Once you’ve watched the video, please turn to the data in marketmodel.csv, which contains information on the daily returns for the S&P 500 stock index, denoted SPY, along with the returns for 6 individual stocks: Apple (AAPL), Google (GOOG), Merck (MRK), Johnson and Johnson (JNJ), Wal-Mart (WMT), and Target
(TGT). (We can think of the return of the S&P 500 as a proxy for the whole market.) The data start from the beginning of 2019. The entries are interpretable as percentage returns, expressed on a 0-to-1 decimal scale—for example, if the S&P 500 gained 1.5% in value on a given day, the corresponding entry in the data frame would be 0.015.
Regress the returns for each of the 6 stocks individually on the return of S&P 500 (which is like Xt, the market return, in the equation above). Make a clean, professional looking table (e.g. in Excel) that shows the ticker symbol, intercept, slope, and R2 for each of the 6 regressions.

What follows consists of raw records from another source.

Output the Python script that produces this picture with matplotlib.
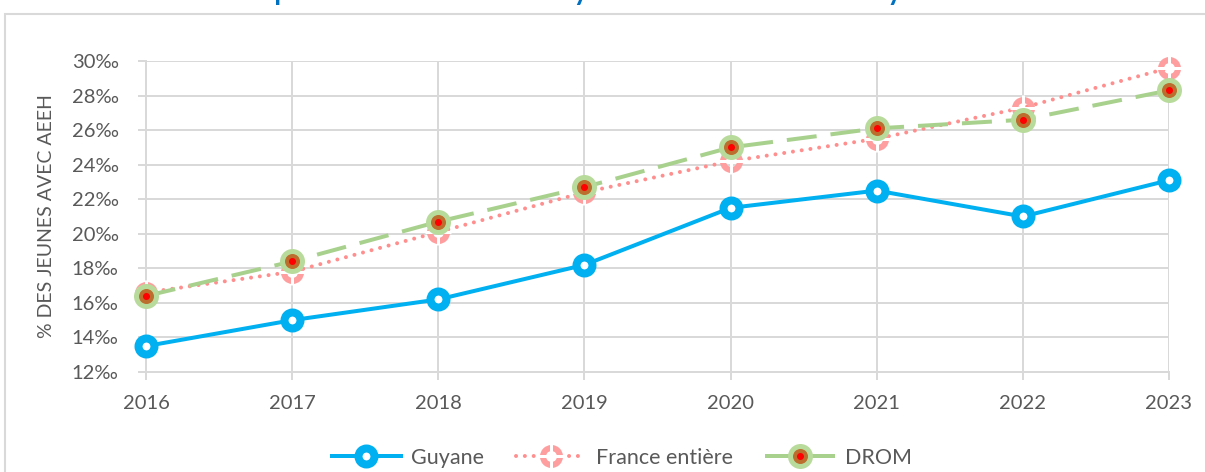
import numpy as np
import matplotlib.pyplot as plt
from matplotlib.patches import Rectangle
from matplotlib.ticker import FuncFormatter

plt.rcParams['font.family'] = ['Lato', 'DejaVu Sans']

# donnees (pour 1000 jeunes)
annees = [2016, 2017, 2018, 2019, 2020, 2021, 2022, 2023]
guyane = [13.5, 15.0, 16.2, 18.2, 21.5, 22.5, 21.0, 23.1]
france = [16.6, 17.8, 20.1, 22.4, 24.2, 25.5, 27.3, 29.6]
drom = [16.4, 18.4, 20.7, 22.7, 25.0, 26.1, 26.6, 28.3]
yticks = [12, 14, 16, 18, 20, 22, 24, 26, 28, 30]

px = 72 / 100  # pixels -> points

fig = plt.figure(figsize=(12.05, 4.72), dpi=100)
ax = fig.add_axes([146/1205, 1-372/472, 1023/1205, 311/472])

# cadre gris du graphique
fig.patches.append(Rectangle((5/1205, -0.05), 1.1, 1-13.5/472+0.05, transform=fig.transFigure,
                             fill=False, edgecolor='#D9D9D9', linewidth=1.5))
# titre (coupe en haut de l'image)
fig.text(50/1205, 1.0, "Évolution du taux pour 1000 des enfants ayant droit à l'AEEH en Guyane et en France",
         color='#0070C0', fontsize=20, fontweight='bold', va='baseline', ha='left')

# France entiere : pointilles roses
l_fr, = ax.plot(annees, france, color='#FF8F8F', linewidth=4*px, linestyle=(0, (0.01, 2.2)),
                dash_capstyle='round', zorder=3, clip_on=False)
m_fr, = ax.plot(annees, france, linestyle='none', marker='o', markersize=17*px,
                markerfacecolor='none', markeredgecolor='#FF9E9E', markeredgewidth=6*px,
                zorder=3, clip_on=False)
m_fr2, = ax.plot(annees, france, linestyle='none', marker='+', markersize=26*px,
                 color='white', markeredgewidth=3*px, zorder=3, clip_on=False)

# DROM : tirets verts
l_dr, = ax.plot(annees, drom, color='#A9D18E', linewidth=4*px, dashes=(7.5, 3.5),
                zorder=4, clip_on=False)
m_dr1, = ax.plot(annees, drom, linestyle='none', marker='o', markersize=25*px,
                 color='#B8DB9C', markeredgewidth=0, zorder=4, clip_on=False)
m_dr2, = ax.plot(annees, drom, linestyle='none', marker='o', markersize=15*px,
                 color='#BB6E2E', markeredgewidth=0, zorder=4, clip_on=False)
m_dr3, = ax.plot(annees, drom, linestyle='none', marker='o', markersize=7*px,
                 color='#FF0000', markeredgewidth=0, zorder=4, clip_on=False)

# Guyane : trait plein bleu
l_gy, = ax.plot(annees, guyane, color='#00B0F0', linewidth=4*px, marker='o',
                markersize=16*px, markerfacecolor='white', markeredgecolor='#00B0F0',
                markeredgewidth=8*px, zorder=5, clip_on=False)

ax.set_xlim(2016, 2023)
ax.set_ylim(12, 30)
ax.set_xticks(annees)
ax.set_yticks(yticks)
ax.yaxis.set_major_formatter(FuncFormatter(lambda v, p: '%d‰' % v))
ax.grid(True, color='#D9D9D9', linewidth=2*px)
ax.set_axisbelow(True)
for s in ['top', 'right']:
    ax.spines[s].set_visible(False)
for s in ['left', 'bottom']:
    ax.spines[s].set_color('#D9D9D9')
    ax.spines[s].set_linewidth(2*px)
ax.tick_params(axis='both', colors='#D9D9D9', labelcolor='#595959', labelsize=14.5,
               length=8*px, width=2*px, direction='out')
ax.tick_params(axis='y', pad=14)
ax.tick_params(axis='x', pad=11)

ax.set_ylabel('% DES JEUNES AVEC AEEH', fontsize=14, color='#595959')
ax.yaxis.set_label_coords(-0.089, 0.5)

fig.legend(handles=[l_gy, (l_fr, m_fr, m_fr2), (l_dr, m_dr1, m_dr2, m_dr3)],
           labels=['Guyane', 'France entière', 'DROM'],
           loc='center', bbox_to_anchor=(0.516, 0.03), ncol=3, frameon=False,
           fontsize=15.5, labelcolor='#595959', handlelength=3.25, columnspacing=1.5,
           handletextpad=0.45)

fig.savefig('out.png', dpi=100)
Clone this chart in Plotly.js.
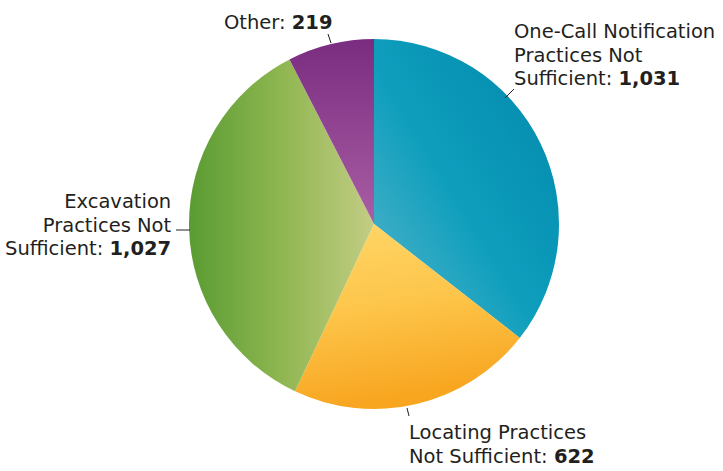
<!DOCTYPE html>
<html><head><meta charset="utf-8">
<script src="https://cdn.plot.ly/plotly-3.0.1.min.js"></script>
<style>html,body{margin:0;padding:0;background:#fff}#chart{width:723px;height:471px}</style>
</head><body><div id="chart"></div>
<script>
const categories = ["One-Call Notification Practices Not Sufficient", "Locating Practices Not Sufficient", "Excavation Practices Not Sufficient", "Other"];
const values = [1031, 622, 1027, 219];
const labelTexts = [
  "One-Call Notification<br>Practices Not<br>Sufficient: <b>1,031</b>",
  "Locating Practices<br>Not Sufficient: <b>622</b>",
  "Excavation<br>Practices Not<br>Sufficient: <b>1,027</b>",
  "Other: <b>219</b>"
];
const sliceColors = ["#0a94b4", "#fdc244", "#8db450", "#8e3f8c"];

const W = 723, H = 471;
const cx = 374, cy = 224, R = 185;

const trace = {
  type: "pie",
  labels: categories,
  values: values,
  sort: false,
  direction: "clockwise",
  rotation: 0,
  textinfo: "none",
  hoverinfo: "skip",
  marker: {colors: sliceColors, line: {width: 0}},
  domain: {x: [(cx - R) / W, (cx + R) / W], y: [(H - cy - R) / H, (H - cy + R) / H]},
  showlegend: false
};

const FS = 19.5;
const ASC = 0.928;
const LH = 23.7;
const font = {family: "DejaVu Sans, sans-serif", size: FS, color: "#231f20"};
// label placed by the baseline of its first line
function ann(i, x, firstBaseline, xanchor) {
  return {
    text: labelTexts[i], x: x / W, y: 1 - (firstBaseline - ASC * FS - 1) / H,
    xref: "paper", yref: "paper", xanchor: xanchor, yanchor: "top",
    align: xanchor, showarrow: false, font: font
  };
}
const seg = (x0, y0, x1, y1) => ({
  type: "line", xref: "paper", yref: "paper",
  x0: x0 / W, y0: 1 - y0 / H, x1: x1 / W, y1: 1 - y1 / H,
  line: {color: "#231f20", width: 1}
});

const layout = {
  width: W, height: H,
  margin: {l: 0, r: 0, t: 0, b: 0},
  paper_bgcolor: "#ffffff",
  annotations: [
    ann(0, 512, 37, "left"),
    ann(1, 407, 438, "left"),
    ann(2, 174, 207, "right"),
    ann(3, 222, 28, "left")
  ],
  shapes: [
    seg(505, 98, 514, 89),
    seg(407, 408, 409, 416),
    seg(176, 230, 190, 230),
    seg(328, 34, 331, 43)
  ]
};

const grads = [
  {x1: 0, y1: 1, x2: 1, y2: 0, stops: [["0", "#5bb6cb"], ["0.45", "#0f9fbd"], ["1", "#0086aa"]]},
  {x1: 0, y1: 0, x2: 0.2, y2: 1, stops: [["0", "#ffd769"], ["0.5", "#fdc54a"], ["1", "#f8a51f"]]},
  {x1: 0, y1: 0.5, x2: 1, y2: 0.5, stops: [["0", "#5a9c32"], ["0.5", "#8fb651"], ["1", "#c3cd85"]]},
  {x1: 0, y1: 0, x2: 0, y2: 1, stops: [["0", "#7a2c80"], ["1", "#a95ea4"]]}
];

Plotly.newPlot("chart", [trace], layout, {staticPlot: true, displayModeBar: false}).then(gd => {
  const NS = "http://www.w3.org/2000/svg";
  const svg = gd.querySelector(".main-svg");
  let defs = svg.querySelector("defs");
  if (!defs) { defs = document.createElementNS(NS, "defs"); svg.insertBefore(defs, svg.firstChild); }
  grads.forEach((g, i) => {
    const lg = document.createElementNS(NS, "linearGradient");
    lg.setAttribute("id", "sliceGrad" + i);
    ["x1", "y1", "x2", "y2"].forEach(k => lg.setAttribute(k, g[k]));
    g.stops.forEach(s => {
      const st = document.createElementNS(NS, "stop");
      st.setAttribute("offset", s[0]);
      st.setAttribute("stop-color", s[1]);
      lg.appendChild(st);
    });
    defs.appendChild(lg);
  });
  gd.querySelectorAll("g.slice").forEach((sl, i) => {
    const p = sl.querySelector("path.surface");
    if (p) p.style.fill = "url(#sliceGrad" + i + ")";
  });
  // tighten the line spacing of multi-line labels to match the reference
  gd.querySelectorAll(".annotation-text").forEach(txt => {
    const lines = txt.querySelectorAll("tspan.line");
    lines.forEach((t, k) => {
      if (k > 0) t.setAttribute("dy", (k * LH) + "px");
    });
  });
});
</script>
</body></html>
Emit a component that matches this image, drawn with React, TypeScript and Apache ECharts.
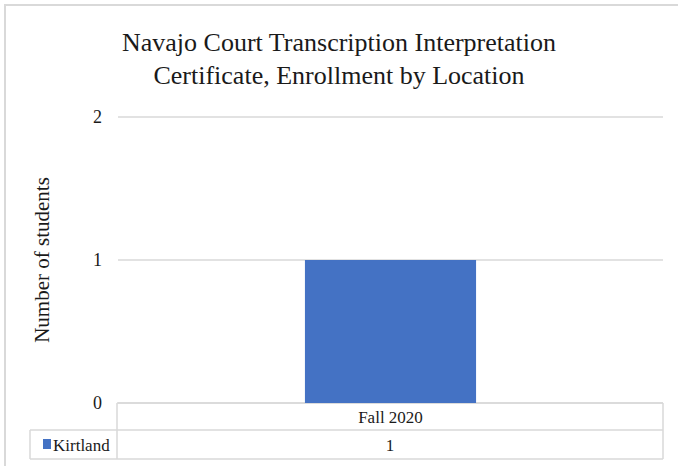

In your write-up, you should include:
a two-to-three paragraph introduction, in your own words, on what the “beta” of a stock is measuring and how it is calculated. (Watch the video and summarize it in your own words, making sure to connect it to the regression model we’ve written down above—this is a bridge you will have to make yourself, using what you know about regression models.) A reasonable aim for your summary is about 250 words here, but this is approximate; nobody on our end is breaking out the word counter.
the table itself, along with an informative caption below the table, no more than 2-3 sentences in length, to give readers the information necessary to interpret the table.
a conclusion that answers two questions: in light of your analysis, which of these six stocks has the lowest systematic risk? And which has the highest systematic risk? (Again, watch the video to understand how this is measured using the regression model.)